Good refs and good sports. You get it all in Jewish football
I've received several glowing reports about referees and teams in the MSFL and Maccabi Masters League over the past few days.
Richard Jaye took the morning off reporting to officiate at the Peter Morrison Trophy tie between Temple Fortune A and Camden Park. Fortune assistant-manager Jack Morris said: "Richard was superb. He handled the game incredibly well. I can't recall any decision he got wrong. I think it's the first time I've ever played or managed a game where I never once questioned a decision!"
Brady Maccabi A manager Josh Rosenfeld spoke highly of Adam Lewis following his team's defeat against London Maccabi Lions A. "He was superb. Both red card decisions spot on and he had complete control of the game. A genuine and professional referee."
There was even a referee who gave perfect marks to both teams. Following the Division Two match between Glenthorne United C and EDRS Stonegrove, referee Ken Goldman said: "I had no hesitation in awarding both teams a perfect 10 for sportsmanship. It was really an enjoyable game to referee. It was an example for all teams to follow with not a serious foul in the match."
MMFL League chairman Stuart said: "Despite reports of its demise, the FA RESPECT programme still exists."
Chigwell Athletic striker Glenn Michaels praised the efforts of Brixton Old Boys A manager John Nitka who came to his aid after a nasty mid-air collision left him struggling to breath. "It seemed like he was on the pitch in a matter of seconds," said Michaels. "He really helped me when everyone else seemed to argue and flap. It raises the question of each team having a qualified first aider."
Michaels was later diagnosed with concussion, but thankfully no internal bleeding. He has been signed off work for a week.
● I was encouraged to hear about the findings of the recent discussion on antisemitic abuse in football. The CST's Dave Rich believes that the systems in place are "very good in terms of implementation to all parts of the game".

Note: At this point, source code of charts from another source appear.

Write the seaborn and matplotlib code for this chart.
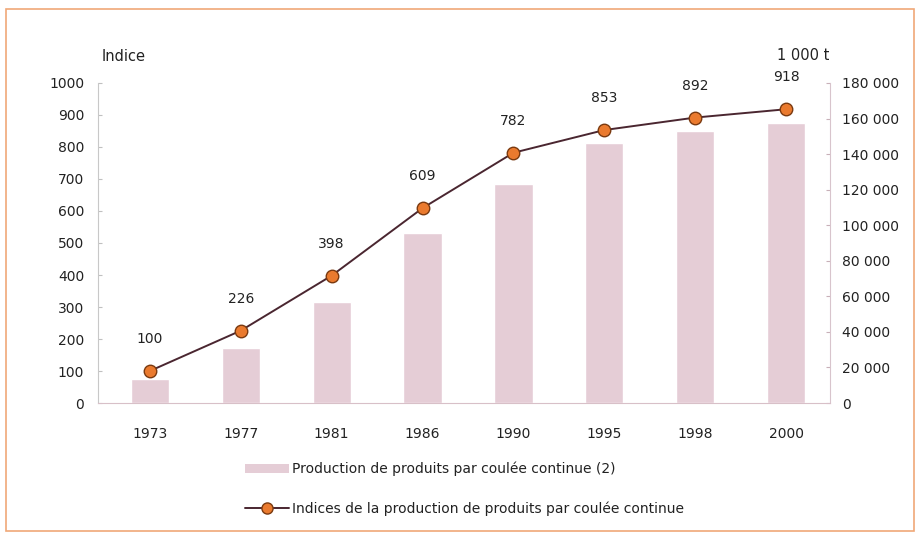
import seaborn as sns
import matplotlib.pyplot as plt
import matplotlib.patches as mpatches
from matplotlib.lines import Line2D
import pandas as pd

annees = ["1973", "1977", "1981", "1986", "1990", "1995", "1998", "2000"]
indices = [100, 226, 398, 609, 782, 853, 892, 918]
production_kt = [13500, 31000, 57000, 95800, 123200, 146100, 153200, 157300]

df = pd.DataFrame({"annee": annees, "indice": indices, "production": production_kt})

sns.set_style("white")
plt.rcParams['font.family'] = ['DejaVu Sans']

couleurBarre = "#e5cdd6"
couleurLigne = "#4a2630"
couleurPoint = "#ea7a2e"
couleurTexte = "#222222"

fig = plt.figure(figsize=(9.2, 5.4), dpi=100)
ax = fig.add_axes([0.1065, 0.2537, 0.7955, 0.5926])
ax2 = ax.twinx()

# barres sur l'axe de droite (1 000 t)
sns.barplot(data=df, x="annee", y="production", color=couleurBarre, width=0.42,
            saturation=1, ax=ax2)
ax2.set_ylim(0, 180000)
ax2.set_yticks(range(0, 180001, 20000))
ax2.set_yticklabels([f"{v:,}".replace(",", " ") for v in range(0, 180001, 20000)])
ax2.set_ylabel("")
ax2.set_xlabel("")

# ligne des indices sur l'axe de gauche
sns.pointplot(data=df, x="annee", y="indice", color=couleurLigne, ax=ax,
              linewidth=1.4, markers="o", markersize=9,
              markerfacecolor=couleurPoint, markeredgecolor="#7a3a10",
              markeredgewidth=1.0)
ax.set_ylim(0, 1000)
ax.set_yticks(range(0, 1001, 100))
ax.set_xlim(-0.57, 7.48)
ax2.set_xlim(-0.57, 7.48)
ax.set_ylabel("")
ax.set_xlabel("")
ax.set_zorder(ax2.get_zorder() + 1)
ax.patch.set_visible(False)

for i, v in enumerate(indices):
    ax.annotate(str(v), (i, v), xytext=(0, 23), textcoords="offset points",
                ha="center", va="center", fontsize=10, color=couleurTexte)

for a in (ax, ax2):
    for s in a.spines.values():
        s.set_visible(False)
ax.spines["left"].set_visible(True)
ax.spines["left"].set_color("#c8c8c8")
ax.spines["bottom"].set_visible(True)
ax.spines["bottom"].set_color("#d8c0c8")
ax2.spines["right"].set_visible(True)
ax2.spines["right"].set_color("#d8c4cc")

ax.tick_params(axis="y", direction="in", length=3, color="#c0c0c0", pad=10,
               labelsize=10, labelcolor=couleurTexte)
ax.tick_params(axis="x", length=0, pad=17, labelsize=10, labelcolor=couleurTexte)
ax2.tick_params(axis="y", direction="in", length=3, color="#c8b0b8", pad=9,
                labelsize=10, labelcolor=couleurTexte)

fig.text(0.110, 0.895, "Indice", fontsize=10.5, color=couleurTexte, ha="left", va="center")
fig.text(0.902, 0.898, "1 000 t", fontsize=10.5, color=couleurTexte, ha="right", va="center")

# cadre orange
fig.patches.append(mpatches.Rectangle((0.006, 0.016), 0.988, 0.968, transform=fig.transFigure,
                                      fill=False, edgecolor="#f0a878", linewidth=1.2))

handles = [
    mpatches.Patch(facecolor=couleurBarre, edgecolor="none"),
    Line2D([0], [0], color=couleurLigne, linewidth=1.4, marker="o", markersize=8,
           markerfacecolor=couleurPoint, markeredgecolor="#7a3a10"),
]
labels = ["Production de produits par coulée continue (2)",
          "Indices de la production de produits par coulée continue"]
fig.legend(handles, labels, loc="upper center", bbox_to_anchor=(0.505, 0.168),
           frameon=False, fontsize=10, handlelength=3.2, labelspacing=1.8,
           handletextpad=0.2, labelcolor=couleurTexte)

plt.savefig("out.png", dpi=100)
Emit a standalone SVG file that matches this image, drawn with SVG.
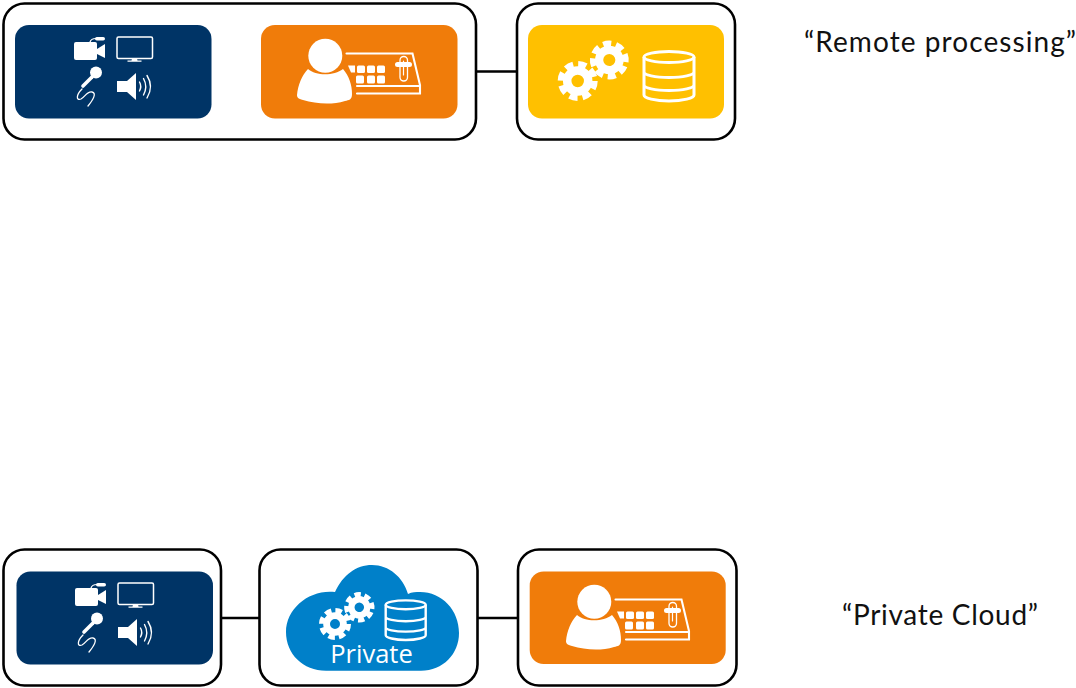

At the meeting, John Mann MP, who chairs the Antisemitism and Islamophobia Taskforce, says that he has witnessed a "change of attitude" across the football community. So I asked Rich for his take on the talks and what measures teams should adopt at grassroots level.
He said: "Everyone at the FA is generally committed to the scheme and have a good understanding of the issues and concerns. The devil is in the implementation.
"There are procedures in place if players and teams are worried about a forthcoming fixture. Clubs should speak to us and the County FA and tell their opponents that we'll be looking out for it.
"Prevention is always better than having to chase it up afterwards."
● Powerlifter Marc Sidney is punching above his weight again, this time in a new sport. Sidney, 48, won his the heavyweight division at the British Sumo Wrestling Novice Championships in Derby. Weighing in at 18st, Sidney won nine out of 12 bouts, including one against an opponent of 31st. Reflecting on an impressive first outing, which he described as "a fantastic experience," Sidney has been selected for the Great Britain team at next year's Italian Open."